References │ Page Numbers Below Footnotes   [ + ]

1. In 2 Peter 1:19-20, page 1901, we read: “But know this first of all, that no prophecy of Scripture is a matter of one’s own interpretation, for no prophecy was ever made by an act of human will, but men moved by the Holy Spirit spoke from God.” According to this verse, men did not provide their own interpretations of events or history. No, on the contrary, the Holy Spirit moved particular men at particular times to convey the words of God to all people. Notice that Peter emphasized that no prophecy ever originated from the will of men. God wanted people to hear from Him, and so God inspired men to write down His revelations to people. Some of those words were recorded in the Bible, and the Bible contains all we need to know pertaining to life and godliness (2 Peter 1:2-3, page 1900).
2. The Greek term for “weary” (“οἱ κοπιῶντες”–the weary ones) means those who work hard, and get tired from their labors; consider the farmer mentioned in 2 Timothy 2:6, page 1862) and comes from the root word to work
3. The Greek term for “heavy-laden” (“πεφορτισμένοι”) means to bear a burden, to carry a load. Consider the root term (“φορτίζετε“) used in Luke 11:46, page 1623, of the Pharisees who lay great burdens upon people to keep their false interpretations of the law.

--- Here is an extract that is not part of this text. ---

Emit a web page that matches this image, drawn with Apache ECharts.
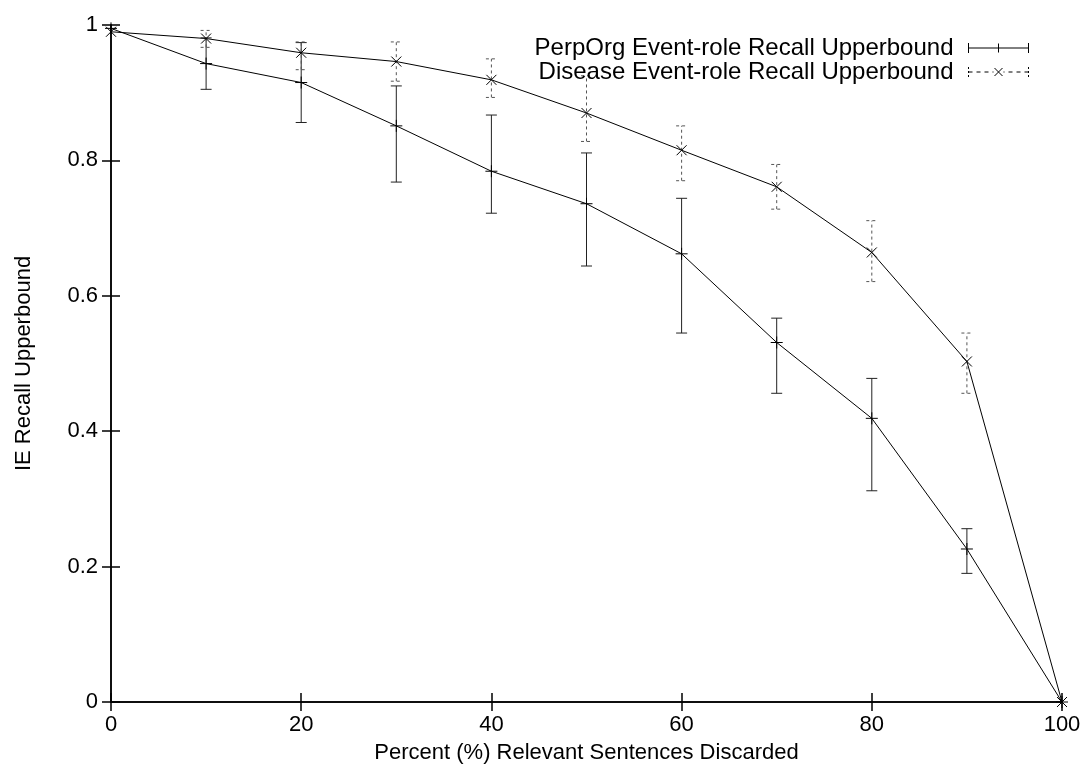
<!DOCTYPE html>
<html>
<head>
<meta charset="utf-8">
<script src="https://cdn.jsdelivr.net/npm/echarts@6/dist/echarts.min.js"></script>
<style>
  html, body { margin: 0; padding: 0; background: #fff; }
  #main { width: 1088px; height: 769px; }
</style>
</head>
<body>
<div id="main"></div>
<script>
    // percent of relevant sentences discarded
    var xs = [0, 10, 20, 30, 40, 50, 60, 70, 80, 90, 100];
    var xTicks = [0, 20, 40, 60, 80, 100];
    var yTicks = [0, 0.2, 0.4, 0.6, 0.8, 1];

    var perpName = 'PerpOrg Event-role Recall Upperbound';
    var perpVal  = [0.995, 0.943, 0.915, 0.851, 0.784, 0.736, 0.662, 0.531, 0.419, 0.226, 0];
    var perpLow  = [0.995, 0.905, 0.856, 0.768, 0.722, 0.644, 0.545, 0.456, 0.312, 0.190, 0];
    var perpHigh = [0.995, 0.981, 0.974, 0.910, 0.867, 0.811, 0.744, 0.567, 0.478, 0.256, 0];

    var disName = 'Disease Event-role Recall Upperbound';
    var disVal  = [0.990, 0.980, 0.959, 0.946, 0.919, 0.870, 0.815, 0.761, 0.664, 0.503, 0];
    var disLow  = [0.990, 0.967, 0.934, 0.917, 0.893, 0.828, 0.770, 0.728, 0.621, 0.456, 0];
    var disHigh = [0.990, 0.992, 0.975, 0.975, 0.950, 0.925, 0.851, 0.794, 0.711, 0.545, 0];

    var font = 'Liberation Sans, Arial, Helvetica, sans-serif';

    function pairs(ys) {
        return xs.map(function (x, i) { return [x, ys[i]]; });
    }
    function bars(lo, hi, val) {
        return xs.map(function (x, i) { return [x, lo[i], hi[i], val[i]]; });
    }

    // error bar + point marker, gnuplot style
    function errorBar(marker, dashed, barColor) {
        return function (params, api) {
            var x = api.value(0);
            var lo = api.coord([x, api.value(1)]);
            var hi = api.coord([x, api.value(2)]);
            var pt = api.coord([x, api.value(3)]);
            var w = 5.5;
            var barStyle = {stroke: barColor, lineWidth: 1, lineDash: dashed ? [3, 3] : null};
            var mStyle = {stroke: '#000', lineWidth: 1};
            var kids = [];
            if (Math.abs(hi[1] - lo[1]) > 0.5) {
                kids.push({type: 'line', shape: {x1: lo[0], y1: lo[1], x2: hi[0], y2: hi[1]}, style: barStyle});
                kids.push({type: 'line', shape: {x1: lo[0] - w, y1: lo[1], x2: lo[0] + w, y2: lo[1]}, style: barStyle});
                kids.push({type: 'line', shape: {x1: hi[0] - w, y1: hi[1], x2: hi[0] + w, y2: hi[1]}, style: barStyle});
            }
            if (marker === '+') {
                kids.push({type: 'line', shape: {x1: pt[0] - 6, y1: pt[1], x2: pt[0] + 6, y2: pt[1]}, style: mStyle});
                kids.push({type: 'line', shape: {x1: pt[0], y1: pt[1] - 6, x2: pt[0], y2: pt[1] + 6}, style: mStyle});
            } else {
                kids.push({type: 'line', shape: {x1: pt[0] - 5, y1: pt[1] - 5, x2: pt[0] + 5, y2: pt[1] + 5}, style: mStyle});
                kids.push({type: 'line', shape: {x1: pt[0] - 5, y1: pt[1] + 5, x2: pt[0] + 5, y2: pt[1] - 5}, style: mStyle});
            }
            return {type: 'group', children: kids};
        };
    }

    var perpIcon = 'path://M0,0L0,10M0,5L60,5M60,0L60,10M30,0.5L30,9.5';
    var disIcon = 'path://M0,0L0,2M0,4L0,6M0,8L0,10M0,5L4,5M8,5L12,5M16,5L20,5M24,5L25,5' +
        'M26,1L34,9M26,9L34,1M35,5L36,5M40,5L44,5M48,5L52,5M56,5L60,5' +
        'M60,0L60,2M60,4L60,6M60,8L60,10';

    var axisLine = {show: true, lineStyle: {color: '#000', width: 1.5}};
    var tick = {show: true, inside: true, length: 9, lineStyle: {color: '#000', width: 1.5}};
    var label = {color: '#000', fontSize: 22, fontFamily: font};

    var chart = echarts.init(document.getElementById('main'));
    var option = {
        backgroundColor: '#fff',
        animation: false,
        grid: {left: 111, right: 26, top: 25, bottom: 67},
        legend: {
            orient: 'vertical',
            right: 52,
            top: 31,
            align: 'right',
            itemGap: 0,
            itemWidth: 60,
            itemHeight: 10,
            selectedMode: false,
            textStyle: {color: '#000', fontSize: 24, lineHeight: 21, fontFamily: font, padding: [0, 10, 0, 0]},
            data: [
                {name: perpName, icon: perpIcon, itemStyle: {color: 'none', borderColor: '#000', borderWidth: 1}},
                {name: disName, icon: disIcon, itemStyle: {color: 'none', borderColor: '#000', borderWidth: 1}}
            ]
        },
        xAxis: [{
            type: 'value', position: 'bottom',
            min: xTicks[0], max: xTicks[xTicks.length - 1], interval: xTicks[1] - xTicks[0],
            name: 'Percent (%) Relevant Sentences Discarded',
            nameLocation: 'middle', nameGap: 40,
            nameTextStyle: {color: '#000', fontSize: 22, fontFamily: font},
            axisLine: axisLine, axisTick: tick,
            axisLabel: Object.assign({margin: 12}, label),
            splitLine: {show: false}
        }, {
            type: 'value', position: 'top',
            min: xTicks[0], max: xTicks[xTicks.length - 1], interval: xTicks[1] - xTicks[0],
            axisLine: axisLine, axisTick: tick,
            axisLabel: {show: false}, splitLine: {show: false}
        }],
        yAxis: [{
            type: 'value', position: 'left',
            min: yTicks[0], max: yTicks[yTicks.length - 1], interval: yTicks[1] - yTicks[0],
            name: 'IE Recall Upperbound',
            nameLocation: 'middle', nameGap: 76,
            nameTextStyle: {color: '#000', fontSize: 22, fontFamily: font},
            axisLine: axisLine, axisTick: tick,
            axisLabel: Object.assign({margin: 13}, label),
            splitLine: {show: false}
        }, {
            type: 'value', position: 'right',
            min: yTicks[0], max: yTicks[yTicks.length - 1], interval: yTicks[1] - yTicks[0],
            axisLine: axisLine, axisTick: tick,
            axisLabel: {show: false}, splitLine: {show: false}
        }],
        series: [
            {
                name: perpName, type: 'custom',
                renderItem: errorBar('+', false, '#222'),
                data: bars(perpLow, perpHigh, perpVal), z: 3
            },
            {
                name: disName, type: 'custom',
                renderItem: errorBar('x', true, '#555'),
                data: bars(disLow, disHigh, disVal), z: 3
            },
            {
                name: perpName, type: 'line', data: pairs(perpVal),
                showSymbol: false, symbol: 'none',
                lineStyle: {color: '#000', width: 1}, z: 2
            },
            {
                name: disName, type: 'line', data: pairs(disVal),
                showSymbol: false, symbol: 'none',
                lineStyle: {color: '#000', width: 1}, z: 2
            }
        ]
    };
    chart.setOption(option);
</script>
</body>
</html>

4. In the New Testament, the word for “yoke” (“ζυγόν”) is often used metaphorically. For example, in Acts 5:10, page 1729, the Jerusalem council determined not to put God to the test, by placing a yoke upon the new disciples which neither their fathers nor the current believers were able to carry. They meant that the requirements of the Old Testament law had been satisfied by Jesus, and, therefore, Jesus was the end of the law to all who believed (Romans 10:4, page 1772). So, the new gentile believers, and the older Jewish believers, were no longer bound by the Old Testament law.
5. The Greek term for “learn” (“μάθετε”) is a command for everyone (plural) to learn everything (aorist tense) from Him. The same root word is used to describe His disciples as learners, e.g., Matthew 15:32, page 1529.
6. As we saw in Hebrews 3, in our first study in this series, God did not allow the disobedient people of Israel to enter His rest, because of their hardness of heart and unbelief. Hardness of Heart or Faith–Study One.
7. Romans 10:11, page 1772: “For the Scripture says, ‘WHOEVER BELIEVES IN HIM WILL NOT BE DISAPPOINTED.'”; Romans 5:5, page 1764, “and hope does not disappoint, because the love of God has been poured out within our hearts through the Holy Spirit who was given to us.”